Return the material word for word. Do not include pictures.

┄┄┄┄┄┄┄┄┄┄┄┄┄┄┄┄┄┄┄┄

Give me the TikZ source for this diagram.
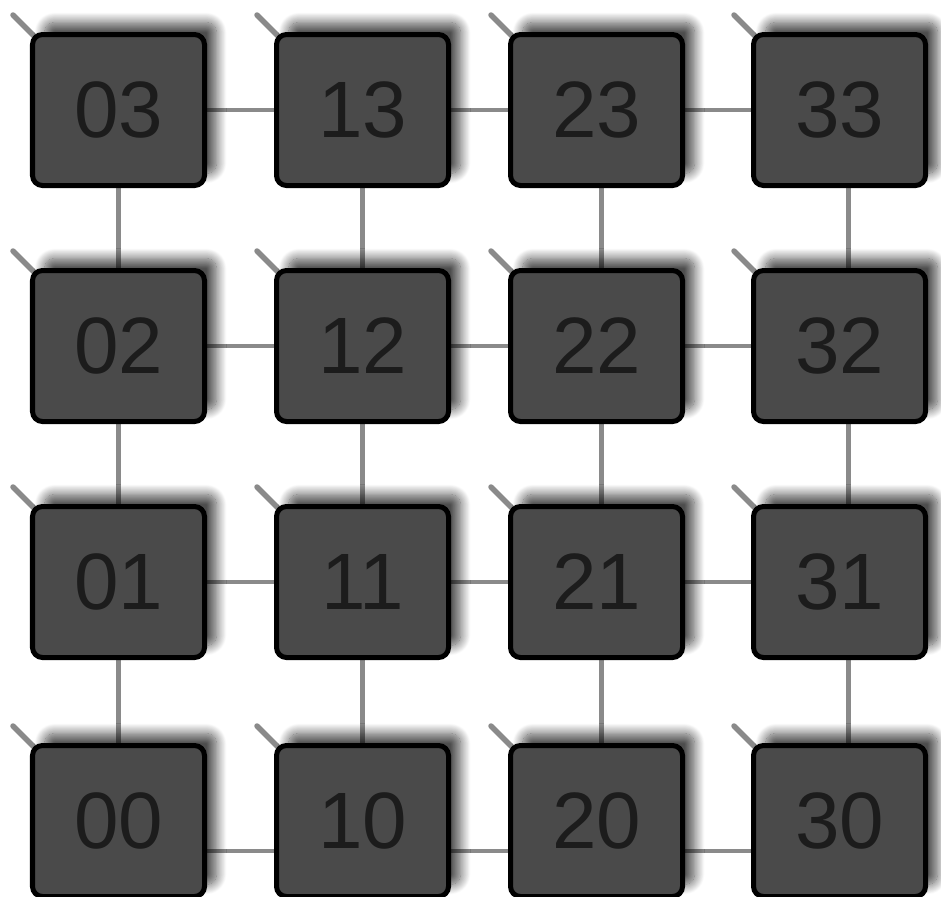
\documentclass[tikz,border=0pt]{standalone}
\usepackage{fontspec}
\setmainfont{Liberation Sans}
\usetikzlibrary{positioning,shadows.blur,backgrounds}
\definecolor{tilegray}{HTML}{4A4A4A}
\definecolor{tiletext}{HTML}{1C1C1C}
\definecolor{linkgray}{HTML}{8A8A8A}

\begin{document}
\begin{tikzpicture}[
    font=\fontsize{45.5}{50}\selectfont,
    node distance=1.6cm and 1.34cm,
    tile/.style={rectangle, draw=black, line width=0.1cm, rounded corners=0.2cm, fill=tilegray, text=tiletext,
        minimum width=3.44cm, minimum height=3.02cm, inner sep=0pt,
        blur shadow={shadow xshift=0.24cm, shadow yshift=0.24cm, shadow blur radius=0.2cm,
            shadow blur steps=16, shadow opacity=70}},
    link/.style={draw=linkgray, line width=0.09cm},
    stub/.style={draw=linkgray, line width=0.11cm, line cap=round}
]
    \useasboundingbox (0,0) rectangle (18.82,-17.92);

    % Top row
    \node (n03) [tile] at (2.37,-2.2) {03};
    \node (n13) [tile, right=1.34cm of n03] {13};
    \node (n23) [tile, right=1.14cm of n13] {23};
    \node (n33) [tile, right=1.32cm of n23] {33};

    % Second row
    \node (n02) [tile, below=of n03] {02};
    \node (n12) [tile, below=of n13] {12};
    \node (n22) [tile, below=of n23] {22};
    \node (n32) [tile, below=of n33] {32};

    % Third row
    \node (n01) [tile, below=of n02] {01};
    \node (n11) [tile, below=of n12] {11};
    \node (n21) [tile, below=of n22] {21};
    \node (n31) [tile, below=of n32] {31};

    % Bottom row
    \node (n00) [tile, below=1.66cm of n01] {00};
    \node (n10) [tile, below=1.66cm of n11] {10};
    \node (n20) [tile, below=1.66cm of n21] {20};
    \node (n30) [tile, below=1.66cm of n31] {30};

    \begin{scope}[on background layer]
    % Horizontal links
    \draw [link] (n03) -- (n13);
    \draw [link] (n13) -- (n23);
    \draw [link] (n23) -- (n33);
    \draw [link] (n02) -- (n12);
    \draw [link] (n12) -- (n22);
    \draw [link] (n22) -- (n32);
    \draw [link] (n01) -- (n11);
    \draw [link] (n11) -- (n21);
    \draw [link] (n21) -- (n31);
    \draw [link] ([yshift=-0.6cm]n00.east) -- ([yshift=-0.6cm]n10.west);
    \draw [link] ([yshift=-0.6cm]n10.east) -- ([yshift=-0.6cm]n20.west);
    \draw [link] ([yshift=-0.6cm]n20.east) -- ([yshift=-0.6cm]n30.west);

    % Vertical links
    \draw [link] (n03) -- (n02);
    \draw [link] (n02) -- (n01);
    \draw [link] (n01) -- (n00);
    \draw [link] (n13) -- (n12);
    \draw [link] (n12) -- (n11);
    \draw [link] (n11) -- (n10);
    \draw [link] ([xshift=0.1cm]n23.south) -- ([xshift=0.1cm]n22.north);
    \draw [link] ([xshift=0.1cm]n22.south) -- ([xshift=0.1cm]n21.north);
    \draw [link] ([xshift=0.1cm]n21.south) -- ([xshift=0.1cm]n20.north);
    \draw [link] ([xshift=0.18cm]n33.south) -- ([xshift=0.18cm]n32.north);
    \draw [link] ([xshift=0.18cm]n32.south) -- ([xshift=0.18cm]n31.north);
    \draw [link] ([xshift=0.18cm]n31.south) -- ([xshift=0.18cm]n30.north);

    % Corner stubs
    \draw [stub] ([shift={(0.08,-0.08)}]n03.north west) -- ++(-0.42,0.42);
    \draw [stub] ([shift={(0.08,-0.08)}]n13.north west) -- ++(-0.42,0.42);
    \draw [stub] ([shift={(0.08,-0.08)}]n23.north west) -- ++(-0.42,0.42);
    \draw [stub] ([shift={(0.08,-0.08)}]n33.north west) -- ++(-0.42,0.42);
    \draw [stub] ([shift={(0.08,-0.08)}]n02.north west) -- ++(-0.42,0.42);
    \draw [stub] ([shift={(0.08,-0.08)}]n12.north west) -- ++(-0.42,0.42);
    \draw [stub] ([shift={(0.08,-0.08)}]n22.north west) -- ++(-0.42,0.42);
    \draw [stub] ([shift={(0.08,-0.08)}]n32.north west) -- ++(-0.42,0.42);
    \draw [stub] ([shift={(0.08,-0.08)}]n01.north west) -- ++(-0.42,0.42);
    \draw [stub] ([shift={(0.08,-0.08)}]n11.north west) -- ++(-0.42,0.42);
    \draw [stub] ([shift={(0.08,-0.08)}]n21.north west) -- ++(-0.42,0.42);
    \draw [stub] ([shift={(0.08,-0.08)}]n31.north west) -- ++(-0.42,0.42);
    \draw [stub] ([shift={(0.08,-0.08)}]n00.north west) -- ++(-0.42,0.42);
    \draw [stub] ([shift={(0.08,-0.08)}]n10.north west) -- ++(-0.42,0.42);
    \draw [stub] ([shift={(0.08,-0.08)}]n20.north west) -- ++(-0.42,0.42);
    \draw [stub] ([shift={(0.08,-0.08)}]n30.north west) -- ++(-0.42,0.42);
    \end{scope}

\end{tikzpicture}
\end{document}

┄┄┄┄┄┄┄┄┄┄┄┄┄┄┄┄┄┄┄┄

- WORKED SOLUTION
Give me the TikZ source for this diagram.
\documentclass[tikz,border=0pt]{standalone}
\usepackage{fontspec}
\setmainfont{Liberation Sans}
\usetikzlibrary{positioning,shadows.blur,backgrounds}
\definecolor{tilegray}{HTML}{4A4A4A}
\definecolor{tiletext}{HTML}{1C1C1C}
\definecolor{linkgray}{HTML}{8A8A8A}

\begin{document}
\begin{tikzpicture}[
    font=\fontsize{45.5}{50}\selectfont,
    node distance=1.6cm and 1.34cm,
    tile/.style={rectangle, draw=black, line width=0.1cm, rounded corners=0.2cm, fill=tilegray, text=tiletext,
        minimum width=3.44cm, minimum height=3.02cm, inner sep=0pt,
        blur shadow={shadow xshift=0.24cm, shadow yshift=0.24cm, shadow blur radius=0.2cm,
            shadow blur steps=16, shadow opacity=70}},
    link/.style={draw=linkgray, line width=0.09cm},
    stub/.style={draw=linkgray, line width=0.11cm, line cap=round}
]
    \useasboundingbox (0,0) rectangle (18.82,-17.92);

    % Top row
    \node (n03) [tile] at (2.37,-2.2) {03};
    \node (n13) [tile, right=1.34cm of n03] {13};
    \node (n23) [tile, right=1.14cm of n13] {23};
    \node (n33) [tile, right=1.32cm of n23] {33};

    % Second row
    \node (n02) [tile, below=of n03] {02};
    \node (n12) [tile, below=of n13] {12};
    \node (n22) [tile, below=of n23] {22};
    \node (n32) [tile, below=of n33] {32};

    % Third row
    \node (n01) [tile, below=of n02] {01};
    \node (n11) [tile, below=of n12] {11};
    \node (n21) [tile, below=of n22] {21};
    \node (n31) [tile, below=of n32] {31};

    % Bottom row
    \node (n00) [tile, below=1.66cm of n01] {00};
    \node (n10) [tile, below=1.66cm of n11] {10};
    \node (n20) [tile, below=1.66cm of n21] {20};
    \node (n30) [tile, below=1.66cm of n31] {30};

    \begin{scope}[on background layer]
    % Horizontal links
    \draw [link] (n03) -- (n13);
    \draw [link] (n13) -- (n23);
    \draw [link] (n23) -- (n33);
    \draw [link] (n02) -- (n12);
    \draw [link] (n12) -- (n22);
    \draw [link] (n22) -- (n32);
    \draw [link] (n01) -- (n11);
    \draw [link] (n11) -- (n21);
    \draw [link] (n21) -- (n31);
    \draw [link] ([yshift=-0.6cm]n00.east) -- ([yshift=-0.6cm]n10.west);
    \draw [link] ([yshift=-0.6cm]n10.east) -- ([yshift=-0.6cm]n20.west);
    \draw [link] ([yshift=-0.6cm]n20.east) -- ([yshift=-0.6cm]n30.west);

    % Vertical links
    \draw [link] (n03) -- (n02);
    \draw [link] (n02) -- (n01);
    \draw [link] (n01) -- (n00);
    \draw [link] (n13) -- (n12);
    \draw [link] (n12) -- (n11);
    \draw [link] (n11) -- (n10);
    \draw [link] ([xshift=0.1cm]n23.south) -- ([xshift=0.1cm]n22.north);
    \draw [link] ([xshift=0.1cm]n22.south) -- ([xshift=0.1cm]n21.north);
    \draw [link] ([xshift=0.1cm]n21.south) -- ([xshift=0.1cm]n20.north);
    \draw [link] ([xshift=0.18cm]n33.south) -- ([xshift=0.18cm]n32.north);
    \draw [link] ([xshift=0.18cm]n32.south) -- ([xshift=0.18cm]n31.north);
    \draw [link] ([xshift=0.18cm]n31.south) -- ([xshift=0.18cm]n30.north);

    % Corner stubs
    \draw [stub] ([shift={(0.08,-0.08)}]n03.north west) -- ++(-0.42,0.42);
    \draw [stub] ([shift={(0.08,-0.08)}]n13.north west) -- ++(-0.42,0.42);
    \draw [stub] ([shift={(0.08,-0.08)}]n23.north west) -- ++(-0.42,0.42);
    \draw [stub] ([shift={(0.08,-0.08)}]n33.north west) -- ++(-0.42,0.42);
    \draw [stub] ([shift={(0.08,-0.08)}]n02.north west) -- ++(-0.42,0.42);
    \draw [stub] ([shift={(0.08,-0.08)}]n12.north west) -- ++(-0.42,0.42);
    \draw [stub] ([shift={(0.08,-0.08)}]n22.north west) -- ++(-0.42,0.42);
    \draw [stub] ([shift={(0.08,-0.08)}]n32.north west) -- ++(-0.42,0.42);
    \draw [stub] ([shift={(0.08,-0.08)}]n01.north west) -- ++(-0.42,0.42);
    \draw [stub] ([shift={(0.08,-0.08)}]n11.north west) -- ++(-0.42,0.42);
    \draw [stub] ([shift={(0.08,-0.08)}]n21.north west) -- ++(-0.42,0.42);
    \draw [stub] ([shift={(0.08,-0.08)}]n31.north west) -- ++(-0.42,0.42);
    \draw [stub] ([shift={(0.08,-0.08)}]n00.north west) -- ++(-0.42,0.42);
    \draw [stub] ([shift={(0.08,-0.08)}]n10.north west) -- ++(-0.42,0.42);
    \draw [stub] ([shift={(0.08,-0.08)}]n20.north west) -- ++(-0.42,0.42);
    \draw [stub] ([shift={(0.08,-0.08)}]n30.north west) -- ++(-0.42,0.42);
    \end{scope}

\end{tikzpicture}
\end{document}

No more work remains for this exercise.